Now that we have a solution to the initial value problem we can start finding intervals of validity. From the solution we can see that the only problem that we’ll have is division by zero at

$t = \frac{1}{{{y_0}}}$

This leads to two possible intervals of validity.

\begin{align*} - \infty < & t < \frac{1}{{{y_0}}}\\ \frac{1}{{{y_0}}} < & t < \infty \end{align*}

That actual interval of validity will be the interval that contains $$t_{o} = 0$$. This however, depends on the value of $$y_{o}$$. If $$y_{o} < 0$$ then $$\frac{1}{{{y_0}}} < 0$$ and so the second interval will contain $$t_{o} = 0$$. Likewise, if $$y_{o} > 0$$ then $$\frac{1}{{{y_0}}} > 0$$ and in this case the first interval will contain $$t_{o} = 0$$.

This leads to the following possible intervals of validity, depending on the value of $$y_{o}$$.

\begin{align*}& {\mbox{If }}{y_0} > 0 & \hspace{0.25in} & - \infty < t < \frac{1}{{{y_0}}}{\mbox{ is the interval of validity}}{\mbox{.}}\\ & {\mbox{If }}{y_0} = 0 & \hspace{0.25in} & - \infty < t < \infty {\mbox{ is the interval of validity}}{\mbox{.}}\\ & {\mbox{If }}{y_0} < 0 & \hspace{0.25in} & \frac{1}{{{y_0}}} < t < \infty \,{\mbox{ is the interval of validity}}{\mbox{.}}\end{align*}

On a side note, notice that the solution, in its final form, will also work if $$y_{o} = 0$$.

So, what did this example show us about the difference between linear and non-linear differential equations?

First, as pointed out in the solution to the example, intervals of validity for non-linear differential equations can depend on the value of $$y_{o}$$, whereas intervals of validity for linear differential equations don’t.

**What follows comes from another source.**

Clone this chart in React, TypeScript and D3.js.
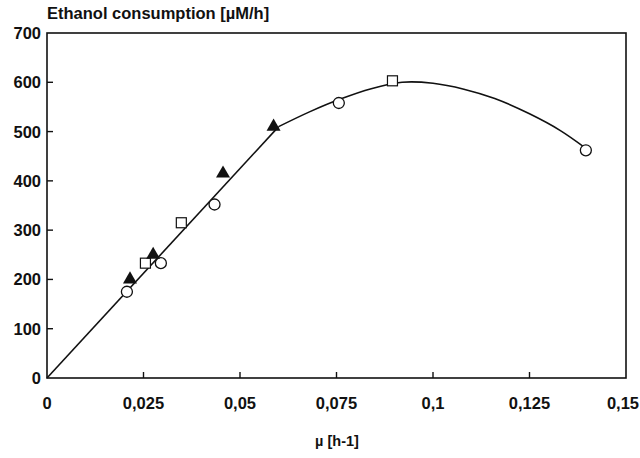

Second, intervals of validity for linear differential equations can be found from the differential equation with no knowledge of the solution. This is definitely not the case with non-linear differential equations. It would be very difficult to see how any of these intervals in the last example could be found from the differential equation. Knowledge of the solution was required in order for us to find the interval of validity.